BEGIN

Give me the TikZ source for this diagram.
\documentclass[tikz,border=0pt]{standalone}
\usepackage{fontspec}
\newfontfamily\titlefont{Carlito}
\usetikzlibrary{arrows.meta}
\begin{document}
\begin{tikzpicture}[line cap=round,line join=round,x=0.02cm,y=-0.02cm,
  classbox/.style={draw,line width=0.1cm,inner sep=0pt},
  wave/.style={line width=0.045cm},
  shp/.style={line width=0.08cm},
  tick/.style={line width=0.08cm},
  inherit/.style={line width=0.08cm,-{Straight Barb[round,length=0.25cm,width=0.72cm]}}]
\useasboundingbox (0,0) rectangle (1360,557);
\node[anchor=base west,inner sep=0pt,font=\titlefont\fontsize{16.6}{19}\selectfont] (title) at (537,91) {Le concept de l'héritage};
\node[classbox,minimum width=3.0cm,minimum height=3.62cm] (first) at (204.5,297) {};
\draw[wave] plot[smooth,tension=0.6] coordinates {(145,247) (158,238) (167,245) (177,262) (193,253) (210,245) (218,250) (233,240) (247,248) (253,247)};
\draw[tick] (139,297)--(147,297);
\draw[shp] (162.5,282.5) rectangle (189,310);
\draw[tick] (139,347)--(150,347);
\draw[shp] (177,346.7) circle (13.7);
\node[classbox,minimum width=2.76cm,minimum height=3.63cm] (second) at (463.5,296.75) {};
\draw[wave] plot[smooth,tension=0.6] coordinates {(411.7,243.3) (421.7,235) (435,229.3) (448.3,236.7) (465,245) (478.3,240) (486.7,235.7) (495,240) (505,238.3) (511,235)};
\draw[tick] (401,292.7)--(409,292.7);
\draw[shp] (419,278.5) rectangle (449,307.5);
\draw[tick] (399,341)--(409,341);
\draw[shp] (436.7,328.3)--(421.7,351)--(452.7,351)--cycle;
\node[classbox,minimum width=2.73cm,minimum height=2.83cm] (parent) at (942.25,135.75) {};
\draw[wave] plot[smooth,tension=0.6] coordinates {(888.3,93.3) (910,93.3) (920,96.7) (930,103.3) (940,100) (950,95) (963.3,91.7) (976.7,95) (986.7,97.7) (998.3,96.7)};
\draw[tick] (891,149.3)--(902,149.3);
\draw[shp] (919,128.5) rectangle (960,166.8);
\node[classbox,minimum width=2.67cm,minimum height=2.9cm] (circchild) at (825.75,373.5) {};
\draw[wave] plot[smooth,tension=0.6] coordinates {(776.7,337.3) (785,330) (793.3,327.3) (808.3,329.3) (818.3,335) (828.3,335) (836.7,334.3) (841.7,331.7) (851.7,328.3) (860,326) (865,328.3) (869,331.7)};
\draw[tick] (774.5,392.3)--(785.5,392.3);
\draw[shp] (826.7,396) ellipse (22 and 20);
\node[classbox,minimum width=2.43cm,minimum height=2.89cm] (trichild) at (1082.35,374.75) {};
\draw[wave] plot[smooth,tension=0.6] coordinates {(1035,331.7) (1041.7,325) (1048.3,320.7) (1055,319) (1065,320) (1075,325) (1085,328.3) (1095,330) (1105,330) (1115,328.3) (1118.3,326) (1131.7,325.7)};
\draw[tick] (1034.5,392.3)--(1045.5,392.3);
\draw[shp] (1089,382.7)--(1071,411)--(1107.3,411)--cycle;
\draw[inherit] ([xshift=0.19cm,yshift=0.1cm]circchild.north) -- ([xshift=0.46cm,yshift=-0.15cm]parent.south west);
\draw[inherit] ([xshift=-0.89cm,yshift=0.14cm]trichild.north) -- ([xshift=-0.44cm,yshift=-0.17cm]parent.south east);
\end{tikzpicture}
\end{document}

END

Set problem:
Give back each line above precisely as it stands.

Finished task:
Give me the TikZ source for this diagram.
\documentclass[tikz,border=0pt]{standalone}
\usepackage{fontspec}
\newfontfamily\titlefont{Carlito}
\usetikzlibrary{arrows.meta}
\begin{document}
\begin{tikzpicture}[line cap=round,line join=round,x=0.02cm,y=-0.02cm,
  classbox/.style={draw,line width=0.1cm,inner sep=0pt},
  wave/.style={line width=0.045cm},
  shp/.style={line width=0.08cm},
  tick/.style={line width=0.08cm},
  inherit/.style={line width=0.08cm,-{Straight Barb[round,length=0.25cm,width=0.72cm]}}]
\useasboundingbox (0,0) rectangle (1360,557);
\node[anchor=base west,inner sep=0pt,font=\titlefont\fontsize{16.6}{19}\selectfont] (title) at (537,91) {Le concept de l'héritage};
\node[classbox,minimum width=3.0cm,minimum height=3.62cm] (first) at (204.5,297) {};
\draw[wave] plot[smooth,tension=0.6] coordinates {(145,247) (158,238) (167,245) (177,262) (193,253) (210,245) (218,250) (233,240) (247,248) (253,247)};
\draw[tick] (139,297)--(147,297);
\draw[shp] (162.5,282.5) rectangle (189,310);
\draw[tick] (139,347)--(150,347);
\draw[shp] (177,346.7) circle (13.7);
\node[classbox,minimum width=2.76cm,minimum height=3.63cm] (second) at (463.5,296.75) {};
\draw[wave] plot[smooth,tension=0.6] coordinates {(411.7,243.3) (421.7,235) (435,229.3) (448.3,236.7) (465,245) (478.3,240) (486.7,235.7) (495,240) (505,238.3) (511,235)};
\draw[tick] (401,292.7)--(409,292.7);
\draw[shp] (419,278.5) rectangle (449,307.5);
\draw[tick] (399,341)--(409,341);
\draw[shp] (436.7,328.3)--(421.7,351)--(452.7,351)--cycle;
\node[classbox,minimum width=2.73cm,minimum height=2.83cm] (parent) at (942.25,135.75) {};
\draw[wave] plot[smooth,tension=0.6] coordinates {(888.3,93.3) (910,93.3) (920,96.7) (930,103.3) (940,100) (950,95) (963.3,91.7) (976.7,95) (986.7,97.7) (998.3,96.7)};
\draw[tick] (891,149.3)--(902,149.3);
\draw[shp] (919,128.5) rectangle (960,166.8);
\node[classbox,minimum width=2.67cm,minimum height=2.9cm] (circchild) at (825.75,373.5) {};
\draw[wave] plot[smooth,tension=0.6] coordinates {(776.7,337.3) (785,330) (793.3,327.3) (808.3,329.3) (818.3,335) (828.3,335) (836.7,334.3) (841.7,331.7) (851.7,328.3) (860,326) (865,328.3) (869,331.7)};
\draw[tick] (774.5,392.3)--(785.5,392.3);
\draw[shp] (826.7,396) ellipse (22 and 20);
\node[classbox,minimum width=2.43cm,minimum height=2.89cm] (trichild) at (1082.35,374.75) {};
\draw[wave] plot[smooth,tension=0.6] coordinates {(1035,331.7) (1041.7,325) (1048.3,320.7) (1055,319) (1065,320) (1075,325) (1085,328.3) (1095,330) (1105,330) (1115,328.3) (1118.3,326) (1131.7,325.7)};
\draw[tick] (1034.5,392.3)--(1045.5,392.3);
\draw[shp] (1089,382.7)--(1071,411)--(1107.3,411)--cycle;
\draw[inherit] ([xshift=0.19cm,yshift=0.1cm]circchild.north) -- ([xshift=0.46cm,yshift=-0.15cm]parent.south west);
\draw[inherit] ([xshift=-0.89cm,yshift=0.14cm]trichild.north) -- ([xshift=-0.44cm,yshift=-0.17cm]parent.south east);
\end{tikzpicture}
\end{document}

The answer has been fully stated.